◆ Stated exercise ◆
Retype each line exactly. Skip images.

§

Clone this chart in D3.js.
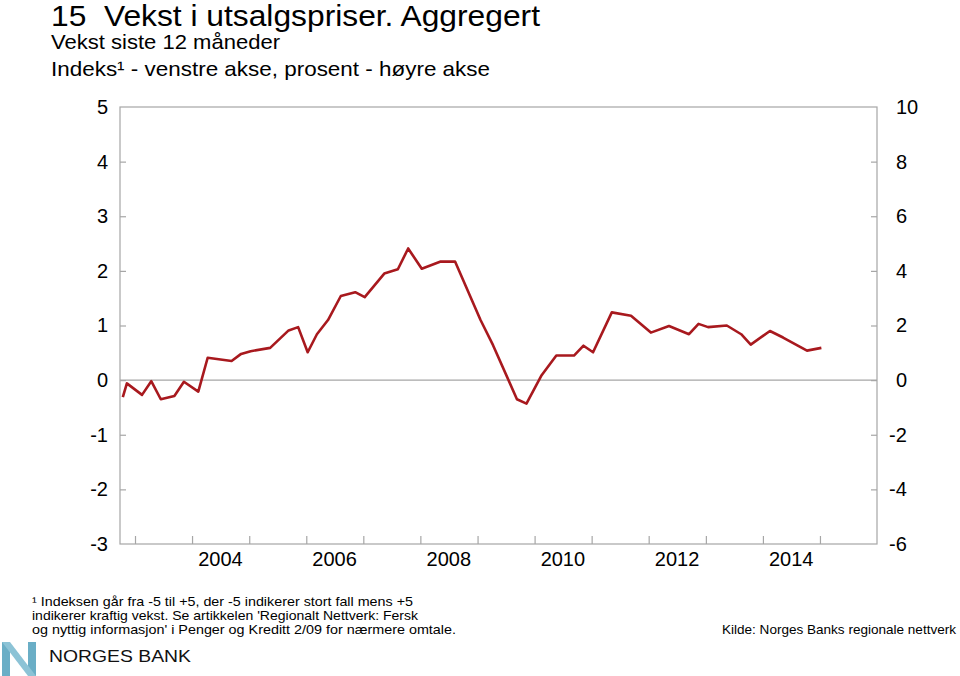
<!DOCTYPE html>
<html><head><meta charset="utf-8">
<script src="https://cdn.jsdelivr.net/npm/d3@7"></script>
<style>
body{margin:0;background:#fff;}
svg{display:block;font-family:"Liberation Sans",Arial,Helvetica,sans-serif;}
</style></head>
<body><svg id="c" width="960" height="676"></svg>
<script>
// Survey dates (regional network rounds)
const dates = ["2002-10-15","2002-11-10","2003-02-15","2003-04-15","2003-06-15","2003-09-10","2003-11-10",
"2004-02-10","2004-04-10","2004-09-10","2004-11-10","2005-01-10","2005-05-15","2005-09-10","2005-11-10",
"2006-01-10","2006-03-10","2006-05-20","2006-08-10","2006-11-10","2007-01-10","2007-05-15","2007-08-10","2007-10-15",
"2008-01-10","2008-05-10","2008-08-10","2009-01-20","2009-04-10","2009-09-10","2009-11-10",
"2010-02-15","2010-05-20","2010-09-10","2010-11-10","2011-01-10","2011-05-10","2011-09-10",
"2012-01-15","2012-05-10","2012-09-15","2012-11-15","2013-01-15","2013-05-15","2013-08-15","2013-10-15",
"2014-02-15","2014-05-10","2014-10-10","2015-01-10"];
// Index values, left axis (-5 to +5 scale)
const index = [-0.31,-0.06,-0.27,-0.02,-0.35,-0.29,-0.03,
-0.21,0.41,0.35,0.48,0.53,0.59,0.91,0.97,
0.51,0.84,1.10,1.54,1.61,1.52,1.95,2.03,2.41,
2.04,2.17,2.17,1.10,0.64,-0.35,-0.43,
0.09,0.45,0.45,0.63,0.51,1.24,1.18,
0.87,0.99,0.84,1.03,0.97,1.00,0.84,0.65,
0.90,0.78,0.54,0.59];
const leftTicks = [5,4,3,2,1,0,-1,-2,-3];
const rightTicks = [10,8,6,4,2,0,-2,-4,-6];
const yearTicks = [2003,2004,2005,2006,2007,2008,2009,2010,2011,2012,2013,2014,2015];
const yearLabels = [2004,2006,2008,2010,2012,2014];

const svg = d3.select("#c");
const L=120,R=877,T=107,B=544;
const parse = d3.timeParse("%Y-%m-%d");
const x = d3.scaleTime().domain([new Date(2002,8,27), new Date(2016,0,1)]).range([L,R]);
const yL = d3.scaleLinear().domain([-3,5]).range([B,T]);
const yR = d3.scaleLinear().domain([-6,10]).range([B,T]);
const gray="#a6a6a6";
const fmt = d=>String(d);

// frame
svg.append("rect").attr("x",L).attr("y",T).attr("width",R-L).attr("height",B-T)
  .attr("fill","none").attr("stroke",gray).attr("stroke-width",1.2);

// zero line
svg.append("line").attr("x1",L).attr("x2",R).attr("y1",yL(0)).attr("y2",yL(0))
  .attr("stroke",gray).attr("stroke-width",1.2);

// left axis
const gl = svg.append("g").attr("transform",`translate(${L},0)`)
  .call(d3.axisLeft(yL).tickValues(leftTicks).tickSize(-6).tickPadding(12).tickFormat(fmt));
// right axis
const gr = svg.append("g").attr("transform",`translate(${R},0)`)
  .call(d3.axisRight(yR).tickValues(rightTicks).tickSize(-6).tickPadding(19).tickFormat(fmt));
gr.selectAll(".tick text").attr("x",d=>d<0?12:19);
// bottom axis (ticks only)
const gb = svg.append("g").attr("transform",`translate(0,${B})`)
  .call(d3.axisBottom(x).tickValues(yearTicks.map(y=>new Date(y,0,1))).tickSize(-8).tickFormat(""));
[gl,gr,gb].forEach(g=>{
  g.select(".domain").remove();
  g.selectAll(".tick line").attr("stroke",gray).attr("stroke-width",1.2);
  g.selectAll(".tick text").attr("fill","#000").attr("font-size",20)
   .attr("font-family","'Liberation Sans',Arial,sans-serif");
});
gl.selectAll(".tick").filter(d=>d===5||d===-3).select("line").remove();
gr.selectAll(".tick").filter(d=>d===10||d===-6).select("line").remove();

// year labels
svg.append("g").selectAll("text").data(yearLabels).join("text")
  .attr("x",d=>x(new Date(d,6,1))).attr("y",566).attr("text-anchor","middle")
  .attr("font-size",20).attr("fill","#000").text(d=>d);

// line
const pts = dates.map((d,i)=>({d:parse(d),v:index[i]}));
svg.append("path").datum(pts)
  .attr("d",d3.line().x(p=>x(p.d)).y(p=>yL(p.v)))
  .attr("fill","none").attr("stroke","#a8191e").attr("stroke-width",2.6).attr("stroke-linejoin","round");

// titles
svg.append("text").attr("x",51).attr("y",26).attr("font-size",30)
  .attr("textLength",489).attr("lengthAdjust","spacingAndGlyphs")
  .text("15\u00a0\u00a0Vekst i utsalgspriser. Aggregert");
svg.append("text").attr("x",51).attr("y",49).attr("font-size",21)
  .attr("textLength",229).attr("lengthAdjust","spacingAndGlyphs").text("Vekst siste 12 måneder");
svg.append("text").attr("x",51).attr("y",76).attr("font-size",21)
  .attr("textLength",439).attr("lengthAdjust","spacingAndGlyphs")
  .text("Indeks¹ - venstre akse, prosent - høyre akse");

// footnote
const foot = ["¹ Indeksen går fra -5 til +5, der -5 indikerer stort fall mens +5",
"indikerer kraftig vekst. Se artikkelen 'Regionalt Nettverk: Fersk",
"og nyttig informasjon' i Penger og Kreditt 2/09 for nærmere omtale."];
const footW=[381,386,424];
svg.append("g").selectAll("text").data(foot).join("text")
  .attr("x",32).attr("y",(d,i)=>606+i*14).attr("font-size",13.5)
  .attr("textLength",(d,i)=>footW[i]).attr("lengthAdjust","spacingAndGlyphs").text(d=>d);
svg.append("text").attr("x",956).attr("y",634).attr("text-anchor","end").attr("font-size",13.5)
  .attr("textLength",234).attr("lengthAdjust","spacingAndGlyphs")
  .text("Kilde: Norges Banks regionale nettverk");

// logo
const lg = svg.append("g");
lg.append("path").attr("d","M2,642 L10,642 L10,676 L2,676 Z").attr("fill","#6aaec6");
lg.append("path").attr("d","M28,642 L36,642 L36,676 L28,676 Z").attr("fill","#6aaec6");
lg.append("path").attr("d","M2,642 L10,642 L36,676 L28,676 Z").attr("fill","#8cc3d6");
lg.append("text").attr("x",49).attr("y",662).attr("font-size",17).attr("textLength",142)
  .attr("lengthAdjust","spacingAndGlyphs").attr("fill","#111").text("NORGES BANK");
</script></body></html>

§

◆ Task output ◆
Clone this chart in D3.js.
<!DOCTYPE html>
<html><head><meta charset="utf-8">
<script src="https://cdn.jsdelivr.net/npm/d3@7"></script>
<style>
body{margin:0;background:#fff;}
svg{display:block;font-family:"Liberation Sans",Arial,Helvetica,sans-serif;}
</style></head>
<body><svg id="c" width="960" height="676"></svg>
<script>
// Survey dates (regional network rounds)
const dates = ["2002-10-15","2002-11-10","2003-02-15","2003-04-15","2003-06-15","2003-09-10","2003-11-10",
"2004-02-10","2004-04-10","2004-09-10","2004-11-10","2005-01-10","2005-05-15","2005-09-10","2005-11-10",
"2006-01-10","2006-03-10","2006-05-20","2006-08-10","2006-11-10","2007-01-10","2007-05-15","2007-08-10","2007-10-15",
"2008-01-10","2008-05-10","2008-08-10","2009-01-20","2009-04-10","2009-09-10","2009-11-10",
"2010-02-15","2010-05-20","2010-09-10","2010-11-10","2011-01-10","2011-05-10","2011-09-10",
"2012-01-15","2012-05-10","2012-09-15","2012-11-15","2013-01-15","2013-05-15","2013-08-15","2013-10-15",
"2014-02-15","2014-05-10","2014-10-10","2015-01-10"];
// Index values, left axis (-5 to +5 scale)
const index = [-0.31,-0.06,-0.27,-0.02,-0.35,-0.29,-0.03,
-0.21,0.41,0.35,0.48,0.53,0.59,0.91,0.97,
0.51,0.84,1.10,1.54,1.61,1.52,1.95,2.03,2.41,
2.04,2.17,2.17,1.10,0.64,-0.35,-0.43,
0.09,0.45,0.45,0.63,0.51,1.24,1.18,
0.87,0.99,0.84,1.03,0.97,1.00,0.84,0.65,
0.90,0.78,0.54,0.59];
const leftTicks = [5,4,3,2,1,0,-1,-2,-3];
const rightTicks = [10,8,6,4,2,0,-2,-4,-6];
const yearTicks = [2003,2004,2005,2006,2007,2008,2009,2010,2011,2012,2013,2014,2015];
const yearLabels = [2004,2006,2008,2010,2012,2014];

const svg = d3.select("#c");
const L=120,R=877,T=107,B=544;
const parse = d3.timeParse("%Y-%m-%d");
const x = d3.scaleTime().domain([new Date(2002,8,27), new Date(2016,0,1)]).range([L,R]);
const yL = d3.scaleLinear().domain([-3,5]).range([B,T]);
const yR = d3.scaleLinear().domain([-6,10]).range([B,T]);
const gray="#a6a6a6";
const fmt = d=>String(d);

// frame
svg.append("rect").attr("x",L).attr("y",T).attr("width",R-L).attr("height",B-T)
  .attr("fill","none").attr("stroke",gray).attr("stroke-width",1.2);

// zero line
svg.append("line").attr("x1",L).attr("x2",R).attr("y1",yL(0)).attr("y2",yL(0))
  .attr("stroke",gray).attr("stroke-width",1.2);

// left axis
const gl = svg.append("g").attr("transform",`translate(${L},0)`)
  .call(d3.axisLeft(yL).tickValues(leftTicks).tickSize(-6).tickPadding(12).tickFormat(fmt));
// right axis
const gr = svg.append("g").attr("transform",`translate(${R},0)`)
  .call(d3.axisRight(yR).tickValues(rightTicks).tickSize(-6).tickPadding(19).tickFormat(fmt));
gr.selectAll(".tick text").attr("x",d=>d<0?12:19);
// bottom axis (ticks only)
const gb = svg.append("g").attr("transform",`translate(0,${B})`)
  .call(d3.axisBottom(x).tickValues(yearTicks.map(y=>new Date(y,0,1))).tickSize(-8).tickFormat(""));
[gl,gr,gb].forEach(g=>{
  g.select(".domain").remove();
  g.selectAll(".tick line").attr("stroke",gray).attr("stroke-width",1.2);
  g.selectAll(".tick text").attr("fill","#000").attr("font-size",20)
   .attr("font-family","'Liberation Sans',Arial,sans-serif");
});
gl.selectAll(".tick").filter(d=>d===5||d===-3).select("line").remove();
gr.selectAll(".tick").filter(d=>d===10||d===-6).select("line").remove();

// year labels
svg.append("g").selectAll("text").data(yearLabels).join("text")
  .attr("x",d=>x(new Date(d,6,1))).attr("y",566).attr("text-anchor","middle")
  .attr("font-size",20).attr("fill","#000").text(d=>d);

// line
const pts = dates.map((d,i)=>({d:parse(d),v:index[i]}));
svg.append("path").datum(pts)
  .attr("d",d3.line().x(p=>x(p.d)).y(p=>yL(p.v)))
  .attr("fill","none").attr("stroke","#a8191e").attr("stroke-width",2.6).attr("stroke-linejoin","round");

// titles
svg.append("text").attr("x",51).attr("y",26).attr("font-size",30)
  .attr("textLength",489).attr("lengthAdjust","spacingAndGlyphs")
  .text("15\u00a0\u00a0Vekst i utsalgspriser. Aggregert");
svg.append("text").attr("x",51).attr("y",49).attr("font-size",21)
  .attr("textLength",229).attr("lengthAdjust","spacingAndGlyphs").text("Vekst siste 12 måneder");
svg.append("text").attr("x",51).attr("y",76).attr("font-size",21)
  .attr("textLength",439).attr("lengthAdjust","spacingAndGlyphs")
  .text("Indeks¹ - venstre akse, prosent - høyre akse");

// footnote
const foot = ["¹ Indeksen går fra -5 til +5, der -5 indikerer stort fall mens +5",
"indikerer kraftig vekst. Se artikkelen 'Regionalt Nettverk: Fersk",
"og nyttig informasjon' i Penger og Kreditt 2/09 for nærmere omtale."];
const footW=[381,386,424];
svg.append("g").selectAll("text").data(foot).join("text")
  .attr("x",32).attr("y",(d,i)=>606+i*14).attr("font-size",13.5)
  .attr("textLength",(d,i)=>footW[i]).attr("lengthAdjust","spacingAndGlyphs").text(d=>d);
svg.append("text").attr("x",956).attr("y",634).attr("text-anchor","end").attr("font-size",13.5)
  .attr("textLength",234).attr("lengthAdjust","spacingAndGlyphs")
  .text("Kilde: Norges Banks regionale nettverk");

// logo
const lg = svg.append("g");
lg.append("path").attr("d","M2,642 L10,642 L10,676 L2,676 Z").attr("fill","#6aaec6");
lg.append("path").attr("d","M28,642 L36,642 L36,676 L28,676 Z").attr("fill","#6aaec6");
lg.append("path").attr("d","M2,642 L10,642 L36,676 L28,676 Z").attr("fill","#8cc3d6");
lg.append("text").attr("x",49).attr("y",662).attr("font-size",17).attr("textLength",142)
  .attr("lengthAdjust","spacingAndGlyphs").attr("fill","#111").text("NORGES BANK");
</script></body></html>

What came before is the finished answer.